The magnetic activity doesn't come from the fusion reaction directly. The sun has a differential rotation profile. Some layers rotate faster than others. This stretches the magnetic flux tubes as they pass through these layers, increasing their strength. If you drop some oil in a river which is not moving at a uniform speed, the oil spot will get deformed and stretched.

(it sounds like voodoo magic, I hate that explanation, but it's the textbook version as far as I can remember)

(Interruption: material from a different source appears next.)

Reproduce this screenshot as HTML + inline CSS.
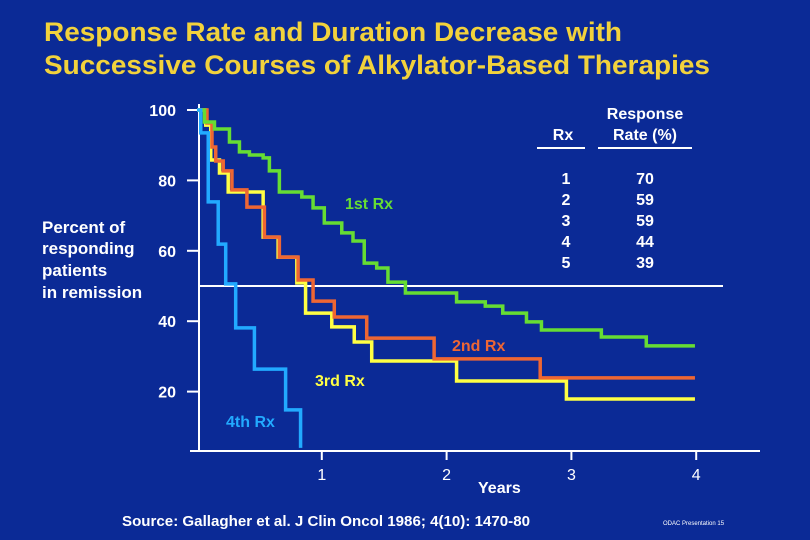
<!DOCTYPE html>
<html><head><meta charset="utf-8"><style>
html,body{margin:0;padding:0;background:#0b2a96;}
svg{display:block;font-family:"Liberation Sans",Arial,sans-serif;}
</style></head><body>
<svg id="c" width="810" height="540" viewBox="0 0 810 540">
<rect width="810" height="540" fill="#0b2a96"/>
<text x="44" y="41" fill="#f2d23c" font-size="27" font-weight="bold" textLength="578" lengthAdjust="spacingAndGlyphs">Response Rate and Duration Decrease with</text>
<text x="44" y="74" fill="#f2d23c" font-size="27" font-weight="bold" textLength="666" lengthAdjust="spacingAndGlyphs">Successive Courses of Alkylator-Based Therapies</text>
<g id="axes"></g>
<g id="series"></g>
<g fill="#fff" font-weight="bold" font-size="17">
<text x="42" y="233">Percent of</text>
<text x="42" y="254">responding</text>
<text x="42" y="276">patients</text>
<text x="42" y="298">in remission</text>
</g>
<text x="478" y="493" fill="#fff" font-size="16" font-weight="bold">Years</text>
<text x="345" y="209" fill="#66dd33" font-size="16" font-weight="bold">1st Rx</text>
<text x="452" y="351" fill="#ee6633" font-size="16" font-weight="bold">2nd Rx</text>
<text x="315" y="386" fill="#ffff44" font-size="16" font-weight="bold">3rd Rx</text>
<text x="226" y="427" fill="#22aaff" font-size="16" font-weight="bold">4th Rx</text>
<g fill="#fff" font-weight="bold" font-size="16" text-anchor="middle">
<text x="563" y="140">Rx</text>
<text x="645" y="119">Response</text>
<text x="645" y="140">Rate (%)</text>
<line x1="537" y1="148" x2="585" y2="148" stroke="#fff" stroke-width="2"/>
<line x1="598" y1="148" x2="692" y2="148" stroke="#fff" stroke-width="2"/>
<g id="legrows"></g>
</g>
<text x="122" y="526" fill="#fff" font-size="14.5" font-weight="bold" textLength="408" lengthAdjust="spacingAndGlyphs">Source:  Gallagher et al.  J Clin Oncol 1986; 4(10): 1470-80</text>
<text x="663" y="525" fill="#fff" font-size="6">ODAC Presentation  15</text>
</svg>
<script>
const yTicks=[100,80,60,40,20];
const xTicks=[1,2,3,4];
const rxNums=["1","2","3","4","5"];
const rates=["70","59","59","44","39"];
const medianVal=50;
const t1=[0.06,0.14,0.26,0.34,0.42,0.53,0.58,0.66,0.84,0.93,1.02,1.16,1.25,1.34,1.44,1.53,1.67,2.08,2.31,2.45,2.64,2.76,3.24,3.6];
const v1=[96.6,94.6,90.9,88.1,87.2,86.4,82.7,76.7,75.3,72.2,67.9,65.1,62.8,56.5,55.1,51.1,48.0,45.5,44.3,42.3,39.8,37.5,35.5,33.0];
const t2=[0.08,0.12,0.15,0.21,0.28,0.4,0.54,0.66,0.81,0.93,1.1,1.36,1.9,2.75];
const v2=[96.3,89.5,85.5,82.7,77.3,72.4,63.9,58.2,51.7,45.7,41.2,35.2,29.3,23.9];
const t3=[0.07,0.11,0.18,0.25,0.53,0.65,0.8,0.87,1.08,1.26,1.4,2.08,2.96];
const v3=[95.7,85.8,82.1,76.7,63.9,58.2,50.9,42.3,38.4,34.1,28.7,23.0,17.9];
const t4=[0.03,0.09,0.17,0.23,0.31,0.46,0.71,0.83];
const v4=[93.5,73.9,61.9,50.6,38.1,26.4,14.8,4.0];
const tEnd=3.99;
const X=t=>197+t*124.8;
const Y=v=>110+(100-v)*3.52;
const NS="http://www.w3.org/2000/svg";
function mk(tag,attrs,parent){const e=document.createElementNS(NS,tag);for(const k in attrs)e.setAttribute(k,attrs[k]);parent.appendChild(e);return e;}
const ax=document.getElementById('axes');
let e=mk('line',{x1:199,y1:104,x2:199,y2:451,stroke:'#fff','stroke-width':2},ax);


e=mk('line',{x1:190,y1:451,x2:760,y2:451,stroke:'#fff','stroke-width':2},ax);


e=mk('line',{x1:199,y1:Y(medianVal),x2:723,y2:Y(medianVal),stroke:'#fff','stroke-width':2},ax);


yTicks.forEach(v=>{
  const l=mk('line',{x1:187,y1:Y(v),x2:199,y2:Y(v),stroke:'#fff','stroke-width':2},ax);
  
  
  const t=mk('text',{x:176,y:Y(v)+6,fill:'#fff','font-size':16,'font-weight':'bold','text-anchor':'end'},ax);
  t.textContent=v;
  
  
});
xTicks.forEach(v=>{
  const l=mk('line',{x1:X(v),y1:451,x2:X(v),y2:460,stroke:'#fff','stroke-width':2},ax);
  
  
  const t=mk('text',{x:X(v),y:480,fill:'#fff','font-size':16,'text-anchor':'middle'},ax);
  t.textContent=v;
  
  
});
const sg=document.getElementById('series');
function step(ts,vs,color,name,end){
  let d='M'+X(0)+','+Y(100);
  for(let i=0;i<ts.length;i++){d+=' H'+X(ts[i])+' V'+Y(vs[i]);}
  if(end!=null)d+=' H'+X(end);
  const p=mk('path',{d:d,fill:'none',stroke:color,'stroke-width':3.5},sg);
  
  
}
step(t3,v3,'#ffff44','series-3rd-rx',tEnd);
step(t2,v2,'#ee6633','series-2nd-rx',tEnd);
step(t1,v1,'#66dd33','series-1st-rx',tEnd);
step(t4,v4,'#22aaff','series-4th-rx',null);
const lr=document.getElementById('legrows');
rxNums.forEach((r,i)=>{
  const a=mk('text',{x:566,y:184+i*21},lr);a.textContent=r;
  
  
  const b=mk('text',{x:645,y:184+i*21},lr);b.textContent=rates[i];
  
  
});
</script>
</body></html>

Also, the statement "That period coincided with a little ice age on Earth that lasted from 1650 to 1700" is inaccurate. Actually, the period from 1650 to 1700 is not for the little ice age, but for the Maunder Minimum, the previous period when there were few sunspots. The little ice age has no sharp beginning, and is variously said to start almost anywhere after the medieval warm period - say anywhere from mid-14th century to the mid-17th century. The little ice age ended with the beginning of global warming in the mid-19th century.
Global warming + Miniature ice age = There is a God!
In competitive academic debate, we've long been reading evidence that we're 'due' for a new period of global cooling and so all the global warming activity is good because it's helping stave off the next ice age.
Indeed, in the 1970s the "green" movement was very worried about a new ice age, and the solutions they proposed to global cooling were, strangely, almost the same solutions now proposed to combat global warming.
There are always wacko's saying the end is near but most of them are far from credible. Unfortunately it can be hard to tell who is full of it when they extrapolate past reason. Anyway, particulate matter does lower global temperatures but unlike CO2 it does not stay up for vary long.
Veering off-topic, but you do CEDA/NDT style debate too? (aka policy debate in high school) Nice, I don't know any other hacker debaters. Drop me a line (email in my profile), I'd be interested in bouncing some ideas about some debate-related projects off of you.
A couple relevant links:

http://science.nasa.gov/headlines/y2008/11jul_solarcycleupda...

NASA solar physicist David Hathaway thinks that this is mostly alarmist nonsense, and after looking at his solar cycle graph, I'm inclined to agree with him. The Maunder Minimum was a huge departure from the cycle, and it's far too early to extrapolate and assume a similar departure.

http://www.spaceweather.com

Space Weather tracks daily sunspot activity, as well as lots of other cool tidbits of current astronomy.

There is some serious smack-down in that NASA article.

"In the early 20th century there were periods of quiet lasting almost twice as long as the current spell."

"In summary, "the current minimum is not abnormally low or long.""

"Hathaway anticipates more spotless days, maybe even hundreds, followed by a return to Solar Max conditions in the years around 2012."

Along with some interesting graphs, it looks like everything is business as usual for the sun.

A google search on the author, Rebecca Sato, shows that she typically writes lots of "what if" and other fluff pieces.

Sounds like fear mongering to me.

Whatever it is, what does it matter if we can't predict what's going to happen? As far as we know, the world's getting warmer and its time to start buying priuses wherever we can afford them ;)
> As far as we know, the world's getting warmer

Temperature peaked in 1998.

It would be nice to have a reference for that.
Actually it peaks every year - in summer.
Agreed. My former advisor was as good as anyone in that field. He has a very good introduction (... for a grad course in physics) to the dynamo problem (aka.: the solar cycle) at http://solarphysics.livingreviews.org/Articles/lrsp-2005-2/

It is fair to say that solar dynamo modelling has not yet recovered from this four-way punch, in that nothing remotely resembling concensus currently exists as to the mode of operation of the solar dynamo

From the Brief historical survey, which is at least partly readable.

What's not important here is the amount of radiation coming from the sun.

What is important is the systems at work within the sun. A blank sun is the calm before the storm.

Solar flare : Dec 21st, 2012.

Gotta love that Mayan calendar Voodoo.